Bank and IMF Finance Ministers Meet in Washington
Barry Wood
Finance ministers from many of the more than 180 member-countries of the International Monetary Fund (IMF) and World Bank are meeting in Washington to discuss global economic developments.
For Ghana's finance minister Yaw Osafo-Maafo the most important issues are debt and the price of oil. His West African country has been registering significant economic growth in recent years and has had its foreign debt cut in half. Despite that, said Mr. Osafo-Maafo, Ghanaians remain very poor and now they have endured an economic shock in the form of a doubling of gasoline prices.
"We were lucky that people didn't take to the streets, because for me this was a recipe for disaster -- to go up in petroleum prices 94 percent overnight," he recalled. "We had no choice, because we could not
subsidize(资助)petroleum prices. We couldn't afford it."

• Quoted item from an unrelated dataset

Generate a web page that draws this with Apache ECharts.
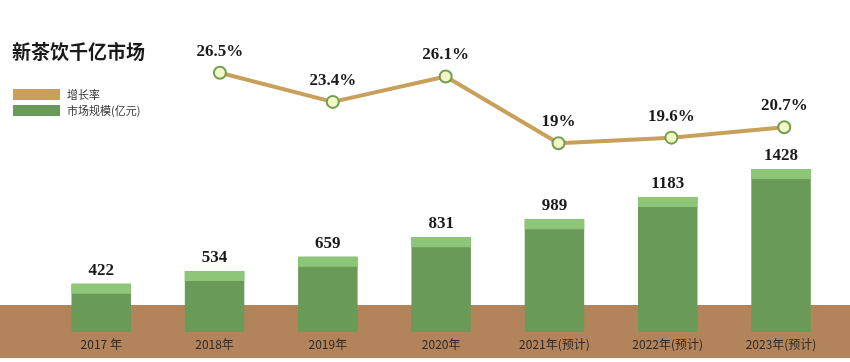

Substantive decisions are not expected at the meetings. Instead there will be wide ranging discussion on problems of economic policy, the economic outlook and developing country debt.
World Bank President James Wolfensohn said that the recovering world economy is good news, but he added that the benefits of growth are uneven with poor countries like Ghana paying a heavy price for this year's sharp increase in oil prices. Mr. Wolfensohn wants the meetings to focus on global poverty.
"We frankly believe that you can't have peace and stability unless you deal with the question of poverty," he noted. "But it is not at the moment a hot button issue. A lot of people talk about it but there is not tremendous action."
It was 60 years ago that the World Bank and International Monetary Fund were created at a war-time financial conference at which over 30 countries participated. Anne Krueger, the acting head of the IMF, said that the two organizations have promoted global financial stability during six decades of significant progress.
"We've had a growth of international trade," she said. "We've had a liberalization of trade which has
spurred(促进、鼓励) that growth. We've had living standards, life expectancies - any measure you name -- not just incomes, life expectancies, education attainments, what have you, going up."
The IMF itself is in transition as a new managing director is in the process of being named. He is expected to be the outgoing Spanish finance minister Rodrigo Rato. Horst Koehler, the first German to head the fund, resigned last month to accept the nomination to become Germany's state president.